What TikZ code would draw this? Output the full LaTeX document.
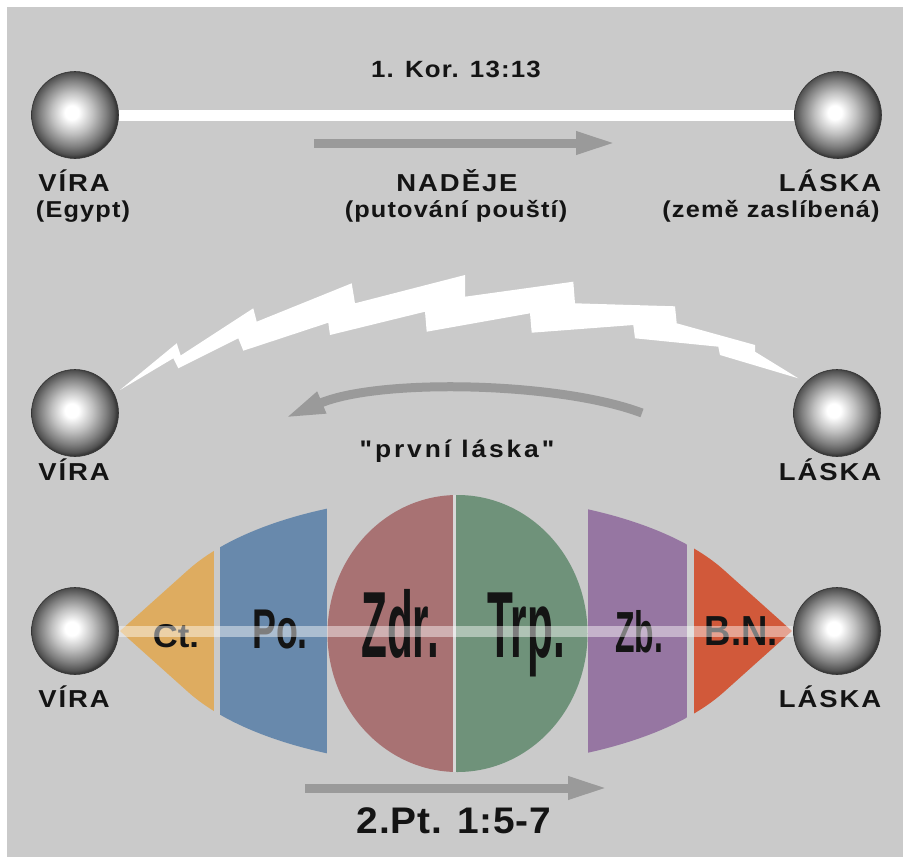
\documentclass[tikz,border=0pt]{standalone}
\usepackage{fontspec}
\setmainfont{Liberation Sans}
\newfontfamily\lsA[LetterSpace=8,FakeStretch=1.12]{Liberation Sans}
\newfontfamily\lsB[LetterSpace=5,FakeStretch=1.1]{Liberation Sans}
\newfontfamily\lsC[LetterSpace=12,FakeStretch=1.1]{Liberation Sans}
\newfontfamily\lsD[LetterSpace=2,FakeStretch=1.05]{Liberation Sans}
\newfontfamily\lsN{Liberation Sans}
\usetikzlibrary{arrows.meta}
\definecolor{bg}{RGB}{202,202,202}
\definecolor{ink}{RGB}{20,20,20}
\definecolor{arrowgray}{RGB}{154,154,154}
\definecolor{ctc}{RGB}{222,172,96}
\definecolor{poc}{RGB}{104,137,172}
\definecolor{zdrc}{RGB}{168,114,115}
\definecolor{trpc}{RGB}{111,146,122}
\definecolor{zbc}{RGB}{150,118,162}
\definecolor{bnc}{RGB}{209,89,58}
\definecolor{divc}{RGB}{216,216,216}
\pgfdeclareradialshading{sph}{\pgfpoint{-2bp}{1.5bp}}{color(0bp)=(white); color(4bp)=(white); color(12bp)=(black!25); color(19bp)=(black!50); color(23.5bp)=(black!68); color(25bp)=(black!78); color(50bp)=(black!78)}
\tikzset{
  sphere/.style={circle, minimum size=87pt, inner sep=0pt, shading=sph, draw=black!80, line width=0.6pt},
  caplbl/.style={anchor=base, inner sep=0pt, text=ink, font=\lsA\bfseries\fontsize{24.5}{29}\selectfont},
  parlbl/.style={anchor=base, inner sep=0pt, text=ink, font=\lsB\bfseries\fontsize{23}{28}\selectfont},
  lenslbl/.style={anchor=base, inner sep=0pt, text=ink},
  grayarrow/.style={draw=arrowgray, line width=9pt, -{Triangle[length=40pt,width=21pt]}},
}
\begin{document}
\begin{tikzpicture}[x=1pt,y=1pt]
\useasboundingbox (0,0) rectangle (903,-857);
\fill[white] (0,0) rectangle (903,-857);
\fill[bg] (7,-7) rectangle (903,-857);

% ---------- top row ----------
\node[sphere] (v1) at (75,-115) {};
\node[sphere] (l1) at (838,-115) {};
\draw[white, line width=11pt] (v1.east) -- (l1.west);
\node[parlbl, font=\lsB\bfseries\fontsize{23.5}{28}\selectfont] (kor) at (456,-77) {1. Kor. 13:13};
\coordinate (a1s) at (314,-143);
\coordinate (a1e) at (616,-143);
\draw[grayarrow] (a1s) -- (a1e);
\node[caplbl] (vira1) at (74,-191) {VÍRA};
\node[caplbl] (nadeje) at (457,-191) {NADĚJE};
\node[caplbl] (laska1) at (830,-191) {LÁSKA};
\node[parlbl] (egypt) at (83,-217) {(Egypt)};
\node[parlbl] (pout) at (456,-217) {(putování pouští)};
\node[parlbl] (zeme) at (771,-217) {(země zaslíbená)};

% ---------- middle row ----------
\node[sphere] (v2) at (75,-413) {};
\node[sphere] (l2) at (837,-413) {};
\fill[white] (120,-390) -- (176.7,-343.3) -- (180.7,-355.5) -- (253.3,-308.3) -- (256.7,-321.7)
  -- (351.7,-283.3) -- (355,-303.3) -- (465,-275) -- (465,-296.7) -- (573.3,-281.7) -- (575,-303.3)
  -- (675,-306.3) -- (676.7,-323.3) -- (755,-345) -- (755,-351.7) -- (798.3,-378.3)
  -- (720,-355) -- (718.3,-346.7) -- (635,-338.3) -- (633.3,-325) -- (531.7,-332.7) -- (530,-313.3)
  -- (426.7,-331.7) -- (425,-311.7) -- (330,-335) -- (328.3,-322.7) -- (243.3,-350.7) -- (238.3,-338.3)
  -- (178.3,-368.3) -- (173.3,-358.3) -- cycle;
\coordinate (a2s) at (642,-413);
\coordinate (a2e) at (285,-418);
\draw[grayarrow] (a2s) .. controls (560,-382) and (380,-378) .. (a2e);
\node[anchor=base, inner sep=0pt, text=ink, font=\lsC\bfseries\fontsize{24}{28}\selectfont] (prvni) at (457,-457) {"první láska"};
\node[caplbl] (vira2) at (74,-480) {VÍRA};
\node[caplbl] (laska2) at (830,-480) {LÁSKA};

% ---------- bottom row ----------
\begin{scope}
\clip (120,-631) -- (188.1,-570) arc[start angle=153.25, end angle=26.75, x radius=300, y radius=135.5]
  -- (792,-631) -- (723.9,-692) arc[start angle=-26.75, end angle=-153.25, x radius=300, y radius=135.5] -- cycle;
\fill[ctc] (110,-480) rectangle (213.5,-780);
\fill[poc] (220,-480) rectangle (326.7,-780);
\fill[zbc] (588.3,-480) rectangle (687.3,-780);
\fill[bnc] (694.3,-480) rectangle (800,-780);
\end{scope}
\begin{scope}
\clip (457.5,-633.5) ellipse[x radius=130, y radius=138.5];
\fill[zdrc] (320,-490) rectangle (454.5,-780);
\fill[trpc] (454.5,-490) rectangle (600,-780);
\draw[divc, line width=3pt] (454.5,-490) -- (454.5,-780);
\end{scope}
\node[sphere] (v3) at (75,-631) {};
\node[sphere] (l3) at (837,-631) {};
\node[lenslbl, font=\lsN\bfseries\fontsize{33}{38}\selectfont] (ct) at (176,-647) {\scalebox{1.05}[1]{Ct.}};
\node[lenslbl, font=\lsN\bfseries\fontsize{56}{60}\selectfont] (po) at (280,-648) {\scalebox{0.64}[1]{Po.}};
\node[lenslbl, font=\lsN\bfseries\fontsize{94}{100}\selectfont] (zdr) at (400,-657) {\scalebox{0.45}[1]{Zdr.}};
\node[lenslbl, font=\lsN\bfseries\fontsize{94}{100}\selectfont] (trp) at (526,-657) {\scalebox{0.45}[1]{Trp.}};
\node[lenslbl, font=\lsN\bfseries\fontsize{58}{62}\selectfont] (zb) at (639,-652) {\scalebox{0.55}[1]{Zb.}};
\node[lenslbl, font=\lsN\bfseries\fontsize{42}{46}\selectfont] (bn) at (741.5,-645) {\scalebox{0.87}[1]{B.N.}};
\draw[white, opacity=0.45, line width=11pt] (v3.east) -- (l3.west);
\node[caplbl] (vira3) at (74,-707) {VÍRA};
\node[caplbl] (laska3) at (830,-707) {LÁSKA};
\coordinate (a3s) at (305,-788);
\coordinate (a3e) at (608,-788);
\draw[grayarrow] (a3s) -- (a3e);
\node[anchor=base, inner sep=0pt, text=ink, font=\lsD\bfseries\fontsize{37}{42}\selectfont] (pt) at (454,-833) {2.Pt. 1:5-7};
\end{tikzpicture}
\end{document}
★ ★ ★
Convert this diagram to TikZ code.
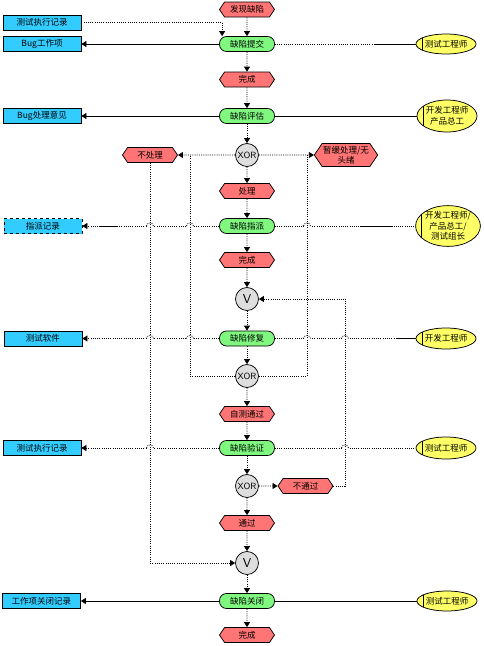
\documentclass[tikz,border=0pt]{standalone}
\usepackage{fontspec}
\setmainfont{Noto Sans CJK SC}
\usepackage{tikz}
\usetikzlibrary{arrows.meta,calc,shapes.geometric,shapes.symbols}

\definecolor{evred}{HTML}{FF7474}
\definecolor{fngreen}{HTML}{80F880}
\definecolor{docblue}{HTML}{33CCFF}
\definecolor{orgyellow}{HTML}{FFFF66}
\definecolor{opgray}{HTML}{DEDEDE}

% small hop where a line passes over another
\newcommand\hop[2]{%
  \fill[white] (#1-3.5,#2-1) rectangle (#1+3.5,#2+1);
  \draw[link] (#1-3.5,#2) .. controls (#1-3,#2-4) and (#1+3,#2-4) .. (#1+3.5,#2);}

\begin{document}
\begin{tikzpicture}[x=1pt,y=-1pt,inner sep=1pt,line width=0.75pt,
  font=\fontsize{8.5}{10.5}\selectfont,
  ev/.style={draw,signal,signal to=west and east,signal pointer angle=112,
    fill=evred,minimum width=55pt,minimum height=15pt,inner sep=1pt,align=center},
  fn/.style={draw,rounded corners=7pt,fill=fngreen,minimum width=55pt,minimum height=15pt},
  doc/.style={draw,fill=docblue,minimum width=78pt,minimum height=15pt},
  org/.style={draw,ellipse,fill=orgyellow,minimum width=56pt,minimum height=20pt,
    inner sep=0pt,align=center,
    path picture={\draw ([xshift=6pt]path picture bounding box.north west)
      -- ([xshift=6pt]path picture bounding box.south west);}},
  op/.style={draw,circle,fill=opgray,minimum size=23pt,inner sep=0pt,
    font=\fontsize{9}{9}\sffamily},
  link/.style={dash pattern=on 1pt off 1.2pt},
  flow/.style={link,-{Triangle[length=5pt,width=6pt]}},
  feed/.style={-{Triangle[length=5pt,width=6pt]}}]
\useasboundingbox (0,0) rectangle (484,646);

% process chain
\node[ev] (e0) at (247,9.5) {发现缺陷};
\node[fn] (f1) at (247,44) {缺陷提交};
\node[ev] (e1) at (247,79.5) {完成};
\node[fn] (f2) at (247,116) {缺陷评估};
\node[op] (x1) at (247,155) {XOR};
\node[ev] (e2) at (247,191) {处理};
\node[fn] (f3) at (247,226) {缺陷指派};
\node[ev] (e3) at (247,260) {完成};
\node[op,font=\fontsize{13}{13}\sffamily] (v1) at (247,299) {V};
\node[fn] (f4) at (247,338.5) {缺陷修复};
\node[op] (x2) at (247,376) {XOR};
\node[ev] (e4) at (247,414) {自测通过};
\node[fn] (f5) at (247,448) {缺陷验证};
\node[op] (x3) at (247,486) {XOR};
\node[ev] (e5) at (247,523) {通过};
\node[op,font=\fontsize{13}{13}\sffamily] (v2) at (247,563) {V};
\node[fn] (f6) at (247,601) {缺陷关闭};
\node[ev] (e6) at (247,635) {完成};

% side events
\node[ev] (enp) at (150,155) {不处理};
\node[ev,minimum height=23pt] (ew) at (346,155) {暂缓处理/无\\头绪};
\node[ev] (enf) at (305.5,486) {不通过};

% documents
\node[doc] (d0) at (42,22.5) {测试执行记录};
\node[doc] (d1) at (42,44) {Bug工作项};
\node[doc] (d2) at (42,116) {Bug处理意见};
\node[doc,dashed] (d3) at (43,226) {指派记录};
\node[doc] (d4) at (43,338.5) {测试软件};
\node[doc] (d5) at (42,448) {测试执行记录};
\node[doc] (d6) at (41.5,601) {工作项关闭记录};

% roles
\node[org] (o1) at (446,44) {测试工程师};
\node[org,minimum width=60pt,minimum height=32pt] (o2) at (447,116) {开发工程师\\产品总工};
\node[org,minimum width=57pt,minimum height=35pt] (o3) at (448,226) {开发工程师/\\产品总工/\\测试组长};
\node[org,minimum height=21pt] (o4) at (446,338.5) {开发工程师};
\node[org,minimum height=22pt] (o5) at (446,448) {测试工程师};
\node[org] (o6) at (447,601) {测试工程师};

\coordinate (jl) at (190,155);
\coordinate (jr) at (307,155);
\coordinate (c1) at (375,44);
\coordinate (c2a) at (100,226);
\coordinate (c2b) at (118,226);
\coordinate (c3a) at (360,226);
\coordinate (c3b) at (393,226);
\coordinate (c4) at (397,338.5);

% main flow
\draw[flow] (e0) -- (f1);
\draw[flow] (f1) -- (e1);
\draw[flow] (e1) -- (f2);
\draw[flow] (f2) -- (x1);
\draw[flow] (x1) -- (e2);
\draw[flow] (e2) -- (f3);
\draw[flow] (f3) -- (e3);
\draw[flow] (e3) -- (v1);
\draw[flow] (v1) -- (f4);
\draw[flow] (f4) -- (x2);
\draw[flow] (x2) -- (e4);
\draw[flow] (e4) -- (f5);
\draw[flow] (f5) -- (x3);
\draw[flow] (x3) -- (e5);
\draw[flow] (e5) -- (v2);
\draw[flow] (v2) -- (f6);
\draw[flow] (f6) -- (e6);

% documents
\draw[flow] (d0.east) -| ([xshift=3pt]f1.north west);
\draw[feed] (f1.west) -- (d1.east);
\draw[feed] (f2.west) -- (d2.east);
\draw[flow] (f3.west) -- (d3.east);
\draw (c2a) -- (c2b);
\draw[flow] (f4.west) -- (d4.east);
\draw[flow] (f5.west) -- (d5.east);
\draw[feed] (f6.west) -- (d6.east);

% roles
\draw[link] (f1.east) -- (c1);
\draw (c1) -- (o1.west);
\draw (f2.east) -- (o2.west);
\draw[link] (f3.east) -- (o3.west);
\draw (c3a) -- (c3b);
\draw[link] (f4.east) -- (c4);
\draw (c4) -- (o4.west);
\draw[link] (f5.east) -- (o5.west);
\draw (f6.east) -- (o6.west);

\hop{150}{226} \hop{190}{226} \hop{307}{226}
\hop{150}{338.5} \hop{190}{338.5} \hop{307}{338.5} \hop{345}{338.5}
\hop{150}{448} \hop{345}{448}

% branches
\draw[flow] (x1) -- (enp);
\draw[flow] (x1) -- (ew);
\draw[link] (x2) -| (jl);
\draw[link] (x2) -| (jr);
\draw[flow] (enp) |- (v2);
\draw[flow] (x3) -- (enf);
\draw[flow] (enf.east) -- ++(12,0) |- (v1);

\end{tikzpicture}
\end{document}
★ ★ ★
■ WHAT YOU HAVE TO DO: Copy all lines from the entries that contain the word "code".

■ CORRECT OUTPUT:
What TikZ code would draw this? Output the full LaTeX document.
Convert this diagram to TikZ code.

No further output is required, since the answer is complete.